Anyone who has listened to a presentation I have delivered will probably have heard me speak about reporting. Your monthly reports in particular can be a missed opportunity every month. They should report accurately what has happened in the previous month and should also be your action plan for the month ahead.
Beware of negative reporting – most reports contain information about overdue debts, provisions and bad debts. When you look at these three measures they all have one thing in common – they are all negative and focus on what you don’t want.
Your overdue balances are the money you didn’t collect. Your provision is for the money you may not collect and your bad debts are the money you are never going to collect. Why tell a negative story?

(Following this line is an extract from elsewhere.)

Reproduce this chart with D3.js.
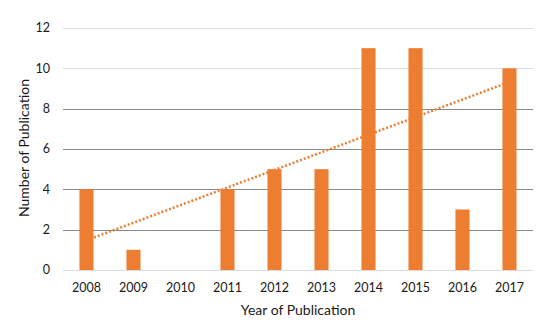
<!DOCTYPE html>
<html>
<head>
<meta charset="utf-8">
<script src="https://cdn.jsdelivr.net/npm/d3@7"></script>
<style>
  body { margin: 0; background: #fff; }
  text { font-family: Lato, "Open Sans", sans-serif; fill: #1a1a1a; }
</style>
</head>
<body>
<svg id="chart"></svg>
<script>
const years = ["2008", "2009", "2010", "2011", "2012", "2013", "2014", "2015", "2016", "2017"],
      counts = [4, 1, 0, 4, 5, 5, 11, 11, 3, 10],
      yTicks = [0, 2, 4, 6, 8, 10, 12];

const margin = {top: 28, right: 17, bottom: 56, left: 63},
      width = 550 - margin.left - margin.right,
      height = 326 - margin.top - margin.bottom,
      orange = "#ED7D31";

// x scale: one band per year
let x = d3.scaleBand()
          .domain(years)
          .range([0, width])
          .paddingInner(0.7)
          .paddingOuter(0.35);

let y = d3.scaleLinear()
          .domain([0, 12])
          .range([height, 0]);

let svg = d3.select("#chart")
            .attr("width", 550)
            .attr("height", 326);

let chart = svg.append("g")
               .attr("transform", "translate(" + margin.left + "," + margin.top + ")");

// Gridlines (top two and baseline are lighter in the reference)
chart.selectAll(".grid")
     .data(yTicks)
     .enter().append("line")
     .attr("class", "grid")
     .attr("x1", 0)
     .attr("x2", width)
     .attr("y1", (d) => { return Math.round(y(d)) + 0.5; })
     .attr("y2", (d) => { return Math.round(y(d)) + 0.5; })
     .style("stroke", (d) => { return (d === 0 || d >= 10) ? "#dadde3" : "#8a8a8a"; })
     .style("stroke-width", 1.2);

// Linear trend line (least squares over the counts), drawn behind the bars
let n = counts.length,
    meanX = d3.mean(counts, (d, i) => { return i; }),
    meanY = d3.mean(counts),
    sxy = d3.sum(counts, (d, i) => { return (i - meanX) * (d - meanY); }),
    sxx = d3.sum(counts, (d, i) => { return (i - meanX) * (i - meanX); }),
    slope = sxy / sxx,
    intercept = meanY - slope * meanX;

let trend = [0, n - 1].map((i) => { return {year: years[i], value: intercept + slope * i}; });

chart.append("path")
     .datum(trend)
     .attr("d", d3.line()
                  .x((d) => { return x(d.year) + x.bandwidth() / 2; })
                  .y((d) => { return y(d.value); }))
     .style("fill", "none")
     .style("stroke", orange)
     .style("stroke-width", 2.5)
     .style("stroke-dasharray", "2,2");

// Bars
chart.selectAll(".bar")
     .data(counts)
     .enter().append("rect")
     .attr("class", "bar")
     .attr("x", (d, i) => { return x(years[i]); })
     .attr("y", (d) => { return y(d); })
     .attr("width", x.bandwidth())
     .attr("height", (d) => { return y(0) - y(d); })
     .style("fill", orange);

// y tick labels
chart.selectAll(".ytick")
     .data(yTicks)
     .enter().append("text")
     .attr("class", "ytick")
     .attr("x", -13)
     .attr("y", (d) => { return y(d); })
     .attr("dy", "0.35em")
     .style("text-anchor", "end")
     .style("font-size", "12.5px")
     .text((d) => { return d; });

// x tick labels
chart.selectAll(".xtick")
     .data(years)
     .enter().append("text")
     .attr("class", "xtick")
     .attr("x", (d) => { return x(d) + x.bandwidth() / 2; })
     .attr("y", height + 18)
     .attr("dy", "0.35em")
     .style("text-anchor", "middle")
     .style("font-size", "12.5px")
     .text((d) => { return d; });

// Axis titles
chart.append("text")
     .attr("x", width / 2)
     .attr("y", height + 40)
     .attr("dy", "0.35em")
     .style("text-anchor", "middle")
     .style("font-size", "14px")
     .text("Year of Publication");

chart.append("text")
     .attr("transform", "rotate(-90)")
     .attr("x", -(y(6) - 1))
     .attr("y", -39)
     .attr("dy", "0.35em")
     .style("text-anchor", "middle")
     .style("font-size", "14px")
     .text("Number of Publication");
</script>
</body>
</html>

Why not change the reports around to include: the amount of money collected in total, the amount of money collected from the three month balance, the number of queries resolved in the month, the amount of money collected from accounts previously provided for or previously considered to be a bad debt.
Why not include a perfect ledger if everyone paid to terms and analyze the gap between perfection and reality, in terms of can’t pay, won’t pay and shouldn’t pay where there are unresolved queries.
These unresolved queries should be a central part of your action plan in the coming month.
Resist the temptation of just having one report. If you want your report to be actioned, then you have to talk to your audience in their own language.
If you are circulating your report to sales people focus on customers, focus on areas that is making them unhappy and could cause them to seek your goods and services elsewhere, this could include unresolved queries, pricing disputes, service issues and customers who will have supplies withdrawn during the month if their account is not brought into line.
If your audience is accountants include lots of numbers, comparisons, this year versus last year, DSO calculations, aged balances, large balances etc as this will give them the information they need to accurately assess the situation.
If your audience is your Managing Director or very senior managers in a large company your report should have a cover page with a simple colourful graph – or two graphs at the most - that is positively framed – senior managers don’t like to see graphs that go down – it makes them nervous. If you are reporting on DSO’s, overdue debt, provisions and bad debts and you are doing a good job then all these graphs will be going downwards. Instead report on cash collected or % within terms which should have a positive impact if you are doing a good job. Some senior managers say they want the detail – if they do that can be attached or included in a separate file for their review – if they have time.
Behind all these reports you should have a set of reports just for you – the credit manager/ controller where you are looking at trends, exposures and any other item that is not an issue right now but could become a problem down the road and you job is to make sure these issues are addressed before they become a problem.
Finally, get your monthly reports out early; I would suggest they are circulated on the second working day of every month, the day after the statements are sent. That gives you the whole month to continue your improvements.